How do you invest in initiatives protecting abortion access while remaining nonpartisan and/or receiving bipartisan support for your work?
Beth Huang: Abortion access is a bipartisan issue. This is not a Democrats versus Republicans issue. This is an issue of bodily autonomy and the ability to access health care, so we absolutely see bipartisan support for these efforts.
In Ohio, which has long been a battleground state that has continually elected Republicans in statewide elections for the past at least eight years, voters approved the abortion access constitutional amendment with a 57 percent majority. The abortion access ballot measure in Florida has to pass with 60 percent of the vote. These are inherently nonpartisan campaigns because they’re about issues and they need bipartisan support to win. It is impossible to win a 60 percent majority in Florida just through partisan campaigning.
In addition to funding the community organizations to be boots on the ground for these efforts, we also fund the ballot measure campaign itself. The community organizations are doing an incredible job talking to students on campus, voters of color in their own communities, [and] immigrant voters in their own languages, which is an irreplaceable component of these ballot measure campaigns to reach every single voter. These community organizations are never going to pay for the big TV ads, [since] those are often multimillion dollar efforts. We’re funding the campaigns to run the big paid media campaigns on TV, radio, digital, and more.
We also are funding the community organizations that are often on the steering committees or executive committees of these ballot measure campaigns. Because once we hopefully win these campaigns, the implementation really matters. I think of the Missouri ballot measure to expand Medicaid a few years ago. The legislature was able to significantly hamper the implementation of Medicaid expansion, which two thirds of voters supported in Missouri.
It’s important that we invest in both the organizations that are going to do the year round organizing [and] advocacy, plus the campaign which will run all of the TV ads, do all the digital work, and coordinate the entire campaigns. We are often funding two components of the ballot measure effort. One is the short term, [such as] ad buys. Another part of it is the community organizations that will then hopefully build their capacity by talking to voters about a wildly popular issue that enjoys bipartisan support.
Lastly, is there anything else you would like to share?
Beth Huang: Trust is the key factor needed to turn out voters. Organizations can only move at the speed of trust that they have with community members.
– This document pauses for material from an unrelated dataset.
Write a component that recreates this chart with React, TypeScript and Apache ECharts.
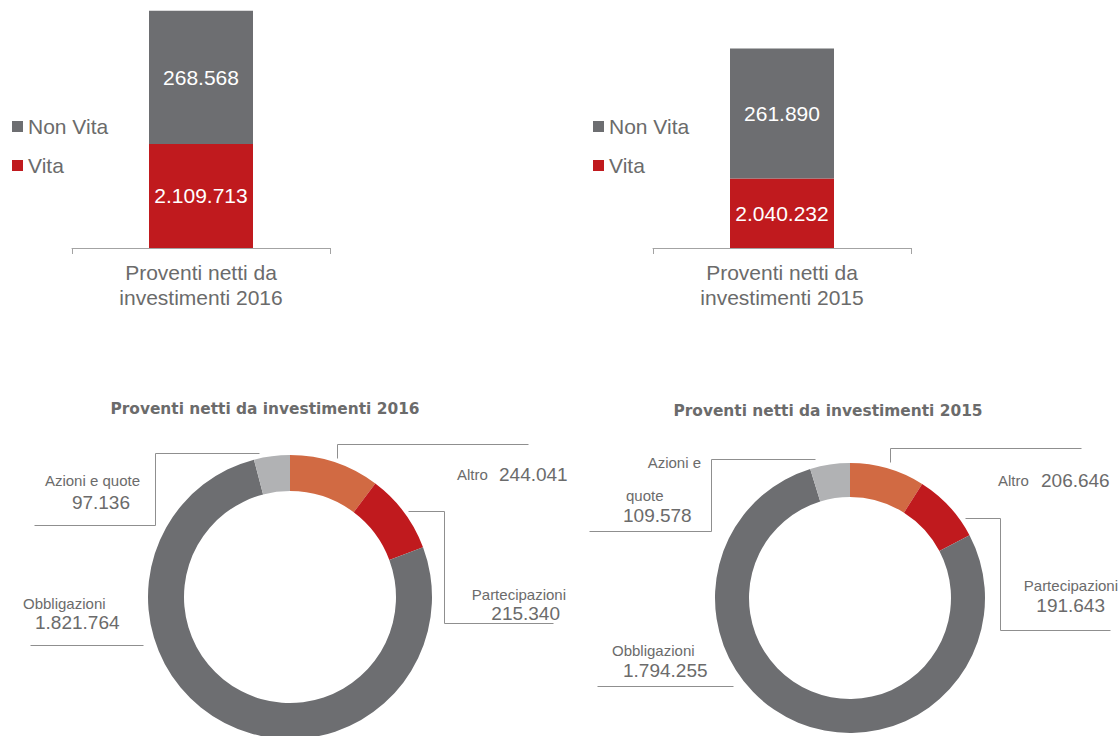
import React, { useEffect, useRef } from 'react';
import * as echarts from 'echarts';

// ---------- data ----------
const barCategory2016 = ['Proventi netti da\ninvestimenti 2016'];
const barCategory2015 = ['Proventi netti da\ninvestimenti 2015'];
const legendNames = ['Non Vita', 'Vita'];
const vita2016 = [2109713];
const nonVita2016 = [268568];
const vita2015 = [2040232];
const nonVita2015 = [261890];

const pieCategories = ['Altro', 'Partecipazioni', 'Obbligazioni', 'Azioni e quote'];
const pie2016 = [244041, 215340, 1821764, 97136];
const pie2015 = [206646, 191643, 1794255, 109578];
const pieTitles = ['Proventi netti da investimenti 2016', 'Proventi netti da investimenti 2015'];

// ---------- styles ----------
const FONT = '"Liberation Sans", Arial, sans-serif';
const TEXT = '#6b6b6b';
const GRAY = '#6d6e71';
const RED = '#c01a1e';
const ORANGE = '#d16a43';
const LIGHT = '#b1b2b4';
const LINE = '#8f8f8f';
const pieColors = [ORANGE, RED, GRAY, LIGHT];

const fmt = (n: number) => String(n).replace(/\B(?=(\d{3})+(?!\d))/g, '.');

// label layout per donut, per category: name lines positions + value position
type P = [number, number, 'left' | 'right' | 'center'];
const labelLayout2016: { name: P[]; value: P }[] = [
  { name: [[457, 474, 'left']], value: [499, 474, 'left'] },
  { name: [[566, 594, 'right']], value: [560, 613, 'right'] },
  { name: [[23, 603, 'left']], value: [35, 622, 'left'] },
  { name: [[140, 480, 'right']], value: [130, 502, 'right'] },
];
const labelLayout2015: { name: P[]; value: P }[] = [
  { name: [[998, 480, 'left']], value: [1041, 480, 'left'] },
  { name: [[1118, 585, 'right']], value: [1105, 605, 'right'] },
  { name: [[612, 650, 'left']], value: [623, 670, 'left'] },
  { name: [[701, 462, 'right'], [626, 495, 'left']], value: [623, 515, 'left'] },
];
const leaders2016: number[][][] = [
  [[337, 458], [337, 444], [528, 444]],
  [[408, 511], [444, 511], [444, 623], [553, 623]],
  [[30, 645], [143, 645]],
  [[259, 453], [155, 453], [155, 525], [34, 525]],
];
const leaders2015: number[][][] = [
  [[890, 462], [890, 448], [1081, 448]],
  [[965, 518], [1000, 518], [1000, 630], [1110, 630]],
  [[597, 686], [733, 686]],
  [[815, 459], [711, 459], [711, 531], [589, 531]],
];

function splitName(name: string, parts: number): string[] {
  if (parts <= 1) return [name];
  const idx = name.lastIndexOf(' ');
  return [name.slice(0, idx), name.slice(idx + 1)];
}

function textEl(text: string, p: P, size: number) {
  return {
    type: 'text',
    x: p[0],
    y: p[1],
    silent: true,
    style: {
      text,
      fontSize: size,
      fontFamily: FONT,
      fill: TEXT,
      align: p[2],
      verticalAlign: 'middle',
      textAlign: p[2],
      textVerticalAlign: 'middle',
    },
  };
}

function donutGraphics(values: number[], layout: { name: P[]; value: P }[], leaders: number[][][]) {
  const els: any[] = [];
  pieCategories.forEach((cat, i) => {
    const l = layout[i];
    const lines = splitName(cat, l.name.length);
    lines.forEach((t, k) => els.push(textEl(t, l.name[k], 15)));
    els.push(textEl(fmt(values[i]), l.value, 19));
    els.push({
      type: 'polyline',
      silent: true,
      shape: { points: leaders[i].map(([x, y]) => [x + 0.5, y + 0.5]) },
      style: { stroke: LINE, lineWidth: 1, fill: null },
    });
  });
  return els;
}

function barAxis(gridIndex: number, data: string[]) {
  return {
    type: 'category',
    gridIndex,
    data,
    axisLine: { lineStyle: { color: '#a3a3a3', width: 1 } },
    axisTick: { show: true, length: 6, lineStyle: { color: '#a3a3a3' } },
    axisLabel: { fontSize: 21, color: TEXT, lineHeight: 25, margin: 12, fontFamily: FONT },
  };
}

function valAxis(gridIndex: number) {
  return { type: 'value', gridIndex, min: 1900000, max: 2400000, show: false, splitLine: { show: false } };
}

function barSeries(name: string, idx: number, data: number[], color: string) {
  return {
    type: 'bar',
    name,
    stack: 'total' + idx,
    xAxisIndex: idx,
    yAxisIndex: idx,
    data,
    barWidth: 104,
    itemStyle: { color },
    label: {
      show: true,
      position: 'inside',
      color: '#ffffff',
      fontSize: 21,
      fontFamily: FONT,
      formatter: (p: any) => fmt(p.value),
    },
  };
}

function legend(left: number) {
  return {
    data: legendNames,
    orient: 'vertical',
    left,
    top: 116,
    padding: 0,
    icon: 'rect',
    itemWidth: 11,
    itemHeight: 11,
    itemGap: 18,
    selectedMode: false,
    textStyle: { fontSize: 21, color: TEXT, lineHeight: 21, fontFamily: FONT },
  };
}

function pieSeries(center: number[], radius: number[], values: number[]) {
  return {
    type: 'pie',
    center,
    radius,
    startAngle: 90,
    clockwise: true,
    silent: true,
    label: { show: false },
    labelLine: { show: false },
    data: pieCategories.map((name, i) => ({ name, value: values[i], itemStyle: { color: pieColors[i] } })),
  };
}

export default function App() {
  const ref = useRef<HTMLDivElement>(null);
  useEffect(() => {
    document.body.style.margin = '0';
    const chart = echarts.init(ref.current!, undefined, { renderer: 'svg' });
    chart.setOption({
      animation: false,
      backgroundColor: '#ffffff',
      textStyle: { fontFamily: FONT },
      title: [
        {
          text: pieTitles[0], left: 265, top: 401, padding: 0, textAlign: 'center', textVerticalAlign: 'top',
          textStyle: { fontSize: 15.4, fontWeight: 'bold', color: TEXT, fontFamily: '"DejaVu Sans", sans-serif' },
        },
        {
          text: pieTitles[1], left: 828, top: 403, padding: 0, textAlign: 'center', textVerticalAlign: 'top',
          textStyle: { fontSize: 15.4, fontWeight: 'bold', color: TEXT, fontFamily: '"DejaVu Sans", sans-serif' },
        },
      ],
      legend: [legend(12), legend(593)],
      grid: [
        { left: 72, top: 0, width: 258, height: 248 },
        { left: 653, top: 0, width: 258, height: 248 },
      ],
      xAxis: [barAxis(0, barCategory2016), barAxis(1, barCategory2015)],
      yAxis: [valAxis(0), valAxis(1)],
      series: [
        barSeries('Vita', 0, vita2016, RED),
        barSeries('Non Vita', 0, nonVita2016, GRAY),
        barSeries('Vita', 1, vita2015, RED),
        barSeries('Non Vita', 1, nonVita2015, GRAY),
        pieSeries([290, 597], [106, 142], pie2016),
        pieSeries([850, 598], [101, 135], pie2015),
      ],
      graphic: [
        ...donutGraphics(pie2016, labelLayout2016, leaders2016),
        ...donutGraphics(pie2015, labelLayout2015, leaders2015),
      ],
    });
    return () => chart.dispose();
  }, []);
  return <div ref={ref} style={{ position: 'absolute', left: 0, top: 0, width: 1119, height: 736 }} />;
}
It’s very different to have a canvasser who reads off a script in the month of October versus a community leader who has volunteered for several election cycles, understands their community’s needs, [and] can speak directly to how voting in this election impacts their community needs. That’s why we are so interested in prioritizing funding for organizations with year-round programs for building a base and then are able to get to scale in their voter mobilization programs. It’s the trust that some of these organizations have that can be leveraged for these abortion access ballot measures; it’s the trust that allows a leader in a community to credibly say that your vote actually does matter—because people have been burned before.
We as funders can prioritize this type of nonpartisan program to build the long-term trust that is absolutely needed for our democracy [and] our health care system.